Roland M: The format provides implicit metadata. The format and the tags in it have a certain semantic already.

(MobileAware): Have to keep delivery context separate, subject for different workshop. Although you need to understand where it enters into the process. This workshop should focus on content.

Rotan H: But they have to match, can learn from delivery context what needs to be said about the content.

Stephane Boyera: Two separate points: content metadata itself, and how to get into a state that we have such metadata.

Rotan H: Author's metadata and generated/implied metadata.

(MobileAware): Author not always aware of delivery context.

Daniel A: Correct.

Rhys Lewis: Our experience as well. Authors are not experts on device. They want a pixel somewhere and get upset when they can't get it.

Rhys L: I'd like to see some taxonomies come out of this workshop. Maybe separate from accessibility taxonomy, but used in same way. Maybe use namespaces for extensibility.

Roland M: Taxonomies, processes and domains. But need convenient way to associate matadata with resource. The best taxonomy doesn't help if you can't easily associate it with a resource.

Rotan H: Yes, like Lisa's suggestion earlier about syntax for HTML:

why link inside instead of around its subject?
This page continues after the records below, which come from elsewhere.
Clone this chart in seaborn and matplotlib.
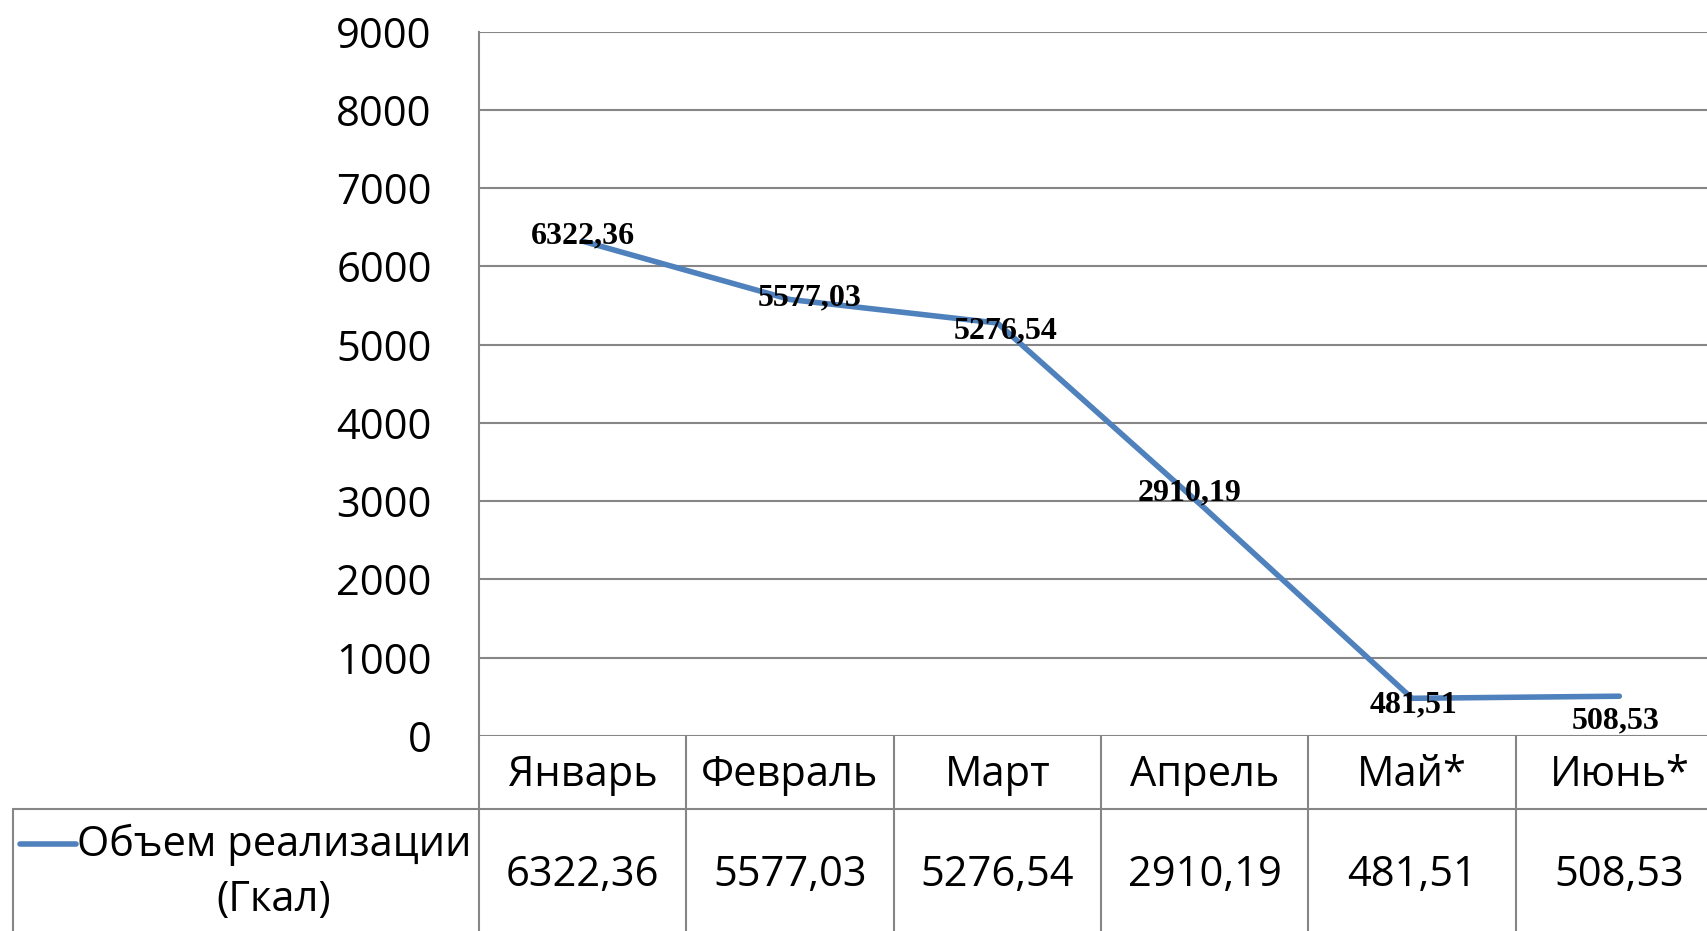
import numpy as np
import pandas as pd
import seaborn as sns
import matplotlib.pyplot as plt
from matplotlib.lines import Line2D

# data
months = ['Январь', 'Февраль', 'Март', 'Апрель', 'Май*', 'Июнь*']
volume = [6322.36, 5577.03, 5276.54, 2910.19, 481.51, 508.53]
value_text = ['6322,36', '5577,03', '5276,54', '2910,19', '481,51', '508,53']
series_name = 'Объем реализации\n(Гкал)'

# label nudges in points (Excel placed them a bit irregularly)
label_dx = [0, 14, 6, -11, 1, -3]
label_dy = [4, 1, -6, 11, -5, -18]

sns.set_style('white')
plt.rcParams['font.family'] = ['Open Sans', 'DejaVu Sans']
plt.rcParams['text.color'] = 'black'
plt.rcParams['ytick.color'] = 'black'

line_color = '#4F81BD'
grid_color = '#868686'
fs = 30

df = pd.DataFrame({'month': pd.Categorical(months, categories=months, ordered=True),
                   'volume': volume})

fig = plt.figure(figsize=(17.07, 9.31), dpi=100)
ax = fig.add_axes([479 / 1707, 195 / 931, 1244 / 1707, 704.4 / 931])

sns.lineplot(data=df, x='month', y='volume', color=line_color, linewidth=4,
             sort=False, ax=ax, solid_capstyle='round')

ax.set_xlim(-0.5, 5.5)
ax.set_ylim(0, 9000)
ax.set_yticks(np.arange(0, 9001, 1000))
ax.tick_params(axis='y', length=0, pad=34, labelsize=fs, labelcolor='black')
ax.set_xticks([])
ax.set_xlabel('')
ax.set_ylabel('')
ax.yaxis.grid(True, color=grid_color, linewidth=1.5)
ax.set_axisbelow(True)
for s in ['top', 'right', 'bottom']:
    ax.spines[s].set_visible(False)
ax.spines['left'].set_color(grid_color)
ax.spines['left'].set_linewidth(1.5)

# data labels
for i, (v, t) in enumerate(zip(volume, value_text)):
    ax.annotate(t, (i, v), xytext=(label_dx[i], label_dy[i]), textcoords='offset points',
                ha='center', va='center', fontsize=23, fontweight='bold',
                family='Liberation Serif', color='black')

# data table under the plot
tr = ax.get_xaxis_transform()
row1 = -73 / 704.4
row_bottom = -0.45
col_w = 1244 / 6
leg_left = -0.5 - 466 / col_w

for k in range(len(months) + 1):
    ax.plot([k - 0.5, k - 0.5], [0, row_bottom], transform=tr, color=grid_color,
            lw=1.5, clip_on=False)
ax.plot([leg_left, 5.6], [row1, row1], transform=tr, color=grid_color, lw=1.5, clip_on=False)
ax.plot([leg_left, leg_left], [row1, row_bottom], transform=tr, color=grid_color,
        lw=1.5, clip_on=False)

for i, m in enumerate(months):
    ax.text(i, row1 / 2 - 0.004, m, transform=tr, ha='center', va='center', fontsize=fs)
    ax.text(i, -0.197, value_text[i], transform=tr, ha='center', va='center', fontsize=fs)

# legend cell
fig.text(274 / 1707, 1 - 872 / 931, series_name, ha='center', va='center',
         fontsize=fs, multialignment='center', linespacing=1.4)
fig.add_artist(Line2D([20 / 1707, 76 / 1707], [1 - 844 / 931, 1 - 844 / 931],
                      color=line_color, lw=4, solid_capstyle='round'))

fig.savefig('out.png', dpi=100)
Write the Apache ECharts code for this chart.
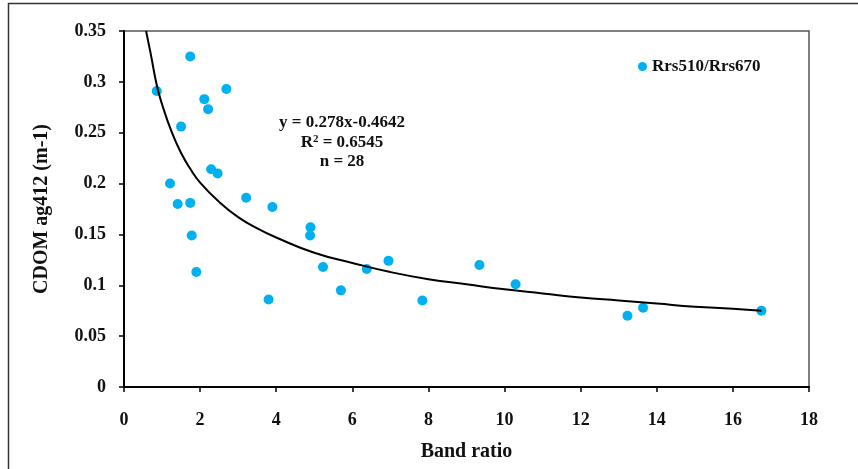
<!DOCTYPE html>
<html lang="en">
<head>
	<meta charset="UTF-8">
	<title>CDOM band ratio</title>
	<style>
		html, body { margin: 0; padding: 0; background: #fff; }
	</style>
</head>
<body>
	<div id="chart" style="width: 858px;height:469px;"></div>
	<script src="https://cdn.jsdelivr.net/npm/echarts@6/dist/echarts.min.js"></script>
	<script>
		// measured points (band ratio, ag412)
		var ratioX = [0.86, 1.74, 2.11, 2.21, 2.69, 1.50, 1.21, 1.41, 1.74, 2.29, 2.46, 3.21, 3.90, 4.90,
			1.78, 1.90, 3.80, 4.89, 5.23, 5.70, 6.38, 6.95, 7.84, 9.34, 10.29, 13.23, 13.64, 16.75];
		var cdomY = [0.291, 0.325, 0.283, 0.273, 0.293, 0.256, 0.200, 0.180, 0.181, 0.214, 0.210, 0.186, 0.177, 0.157,
			0.149, 0.113, 0.086, 0.149, 0.118, 0.095, 0.116, 0.124, 0.085, 0.120, 0.101, 0.070, 0.078, 0.075];

		// fitted curve
		var fitX = [0.58, 0.7, 0.86, 1, 1.25, 1.5, 1.75, 2, 2.5, 3, 3.5, 4, 5, 6, 7, 8, 9, 10, 11, 12, 13, 14, 15, 16, 16.75];
		var fitY = [0.350, 0.328, 0.297, 0.278, 0.251, 0.230, 0.214, 0.201, 0.182, 0.167, 0.156, 0.147, 0.132, 0.122,
			0.113, 0.106, 0.101, 0.096, 0.092, 0.088, 0.085, 0.082, 0.079, 0.077, 0.075];

		var xTicks = [0, 2, 4, 6, 8, 10, 12, 14, 16, 18];
		var yTicks = ['0', '0.05', '0.1', '0.15', '0.2', '0.25', '0.3', '0.35'];

		var font = '"Liberation Serif", "Times New Roman", serif';

		var myChart = echarts.init(document.getElementById('chart'));

		function pairs(xs, ys) {
			return xs.map(function (x, i) { return [x, ys[i]]; });
		}

		// equation label, one line each, centred at x = 342
		function eqLine(text, y) {
			return {
				type: 'text', x: 342, y: y, z: 100,
				style: {
					text: text,
					align: 'center', verticalAlign: 'middle',
					rich: {
						a: { fontFamily: font, fontWeight: 'bold', fontSize: 17, fill: '#111' },
						s: { fontFamily: font, fontWeight: 'bold', fontSize: 11, fill: '#111', padding: [0, 0, 7, 0] }
					}
				}
			};
		}

		var option = {
			backgroundColor: '#fff',
			animation: false,
			grid: {
				left: 124, top: 31, right: 49, bottom: 82,
				show: true, borderColor: '#555', borderWidth: 1.5
			},
			legend: {
				data: ['Rrs510/Rrs670'],
				left: 633, top: 53,
				icon: 'circle', itemWidth: 9, itemHeight: 9, itemGap: 4,
				textStyle: { fontFamily: font, fontWeight: 'bold', fontSize: 17, color: '#111' }
			},
			xAxis: {
				type: 'value', min: xTicks[0], max: xTicks[xTicks.length - 1], interval: 2,
				name: 'Band ratio', nameLocation: 'middle', nameGap: 55,
				nameTextStyle: { fontFamily: font, fontWeight: 'bold', fontSize: 20, color: '#111' },
				axisLine: { lineStyle: { color: '#000', width: 2 } },
				axisTick: { show: true, length: 5, lineStyle: { color: '#000', width: 1.5 } },
				axisLabel: { margin: 24, fontFamily: font, fontWeight: 'bold', fontSize: 18, color: '#111' },
				splitLine: { show: false }
			},
			yAxis: {
				type: 'value', min: 0, max: 0.35, interval: 0.05,
				name: 'CDOM ag412 (m-1)', nameLocation: 'middle', nameGap: 72,
				nameTextStyle: { fontFamily: font, fontWeight: 'bold', fontSize: 20, color: '#111' },
				axisLine: { show: true, lineStyle: { color: '#000', width: 2 } },
				axisTick: { show: true, length: 5, lineStyle: { color: '#000', width: 1.5 } },
				axisLabel: {
					margin: 18, fontFamily: font, fontWeight: 'bold', fontSize: 18, color: '#111',
					formatter: function (v) {
						return yTicks[Math.round(v / 0.05)];
					}
				},
				splitLine: { show: false }
			},
			graphic: [
				{
					type: 'rect', silent: true, z: 100,
					shape: { x: 8.5, y: 3.5, width: 900, height: 520 },
					style: { fill: 'none', stroke: '#333', lineWidth: 1.5 }
				},
				eqLine('{a|y = 0.278x-0.4642}', 123),
				eqLine('{a|R}{s|2}{a| = 0.6545}', 143),
				eqLine('{a|n = 28}', 162)
			],
			series: [
				{
					name: 'Power fit',
					type: 'line',
					data: pairs(fitX, fitY),
					smooth: true,
					showSymbol: false,
					lineStyle: { color: '#000', width: 2 },
					z: 3
				},
				{
					name: 'Rrs510/Rrs670',
					type: 'scatter',
					data: pairs(ratioX, cdomY),
					symbolSize: 10,
					itemStyle: { color: '#00B0F0', opacity: 1 },
					z: 2
				}
			]
		};

		myChart.setOption(option);
	</script>
</body>
</html>
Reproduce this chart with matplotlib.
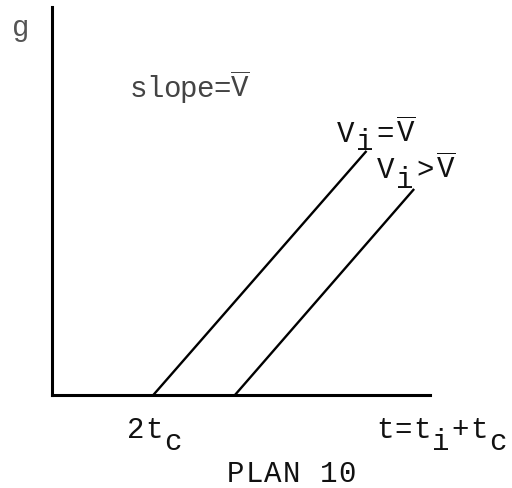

We need to figure out questions like that.

Lisa S: Ambiguities in text are a big problem. Maybe solving that and solving the adaptation to mobile devices is in fact the same thing, or can be solved the same way.

Lisa S: Good processes while creating content can help. E.g., when adding layers to an image, you're prompted for a title for the layer. But sometimes you also want to talk about a site as a whole.

Lisa S: Need to consider people's personal scenarios. For security and privacy, many processes need to happen in the UA.

Mark B: When I said "process" I meant in particular that metadata can come from various places and be used at various times.

Rotan H: Lisa's example of people with failing memory. That may also be a result of the medium/presentation. A large page when linearized causes people to forget the start.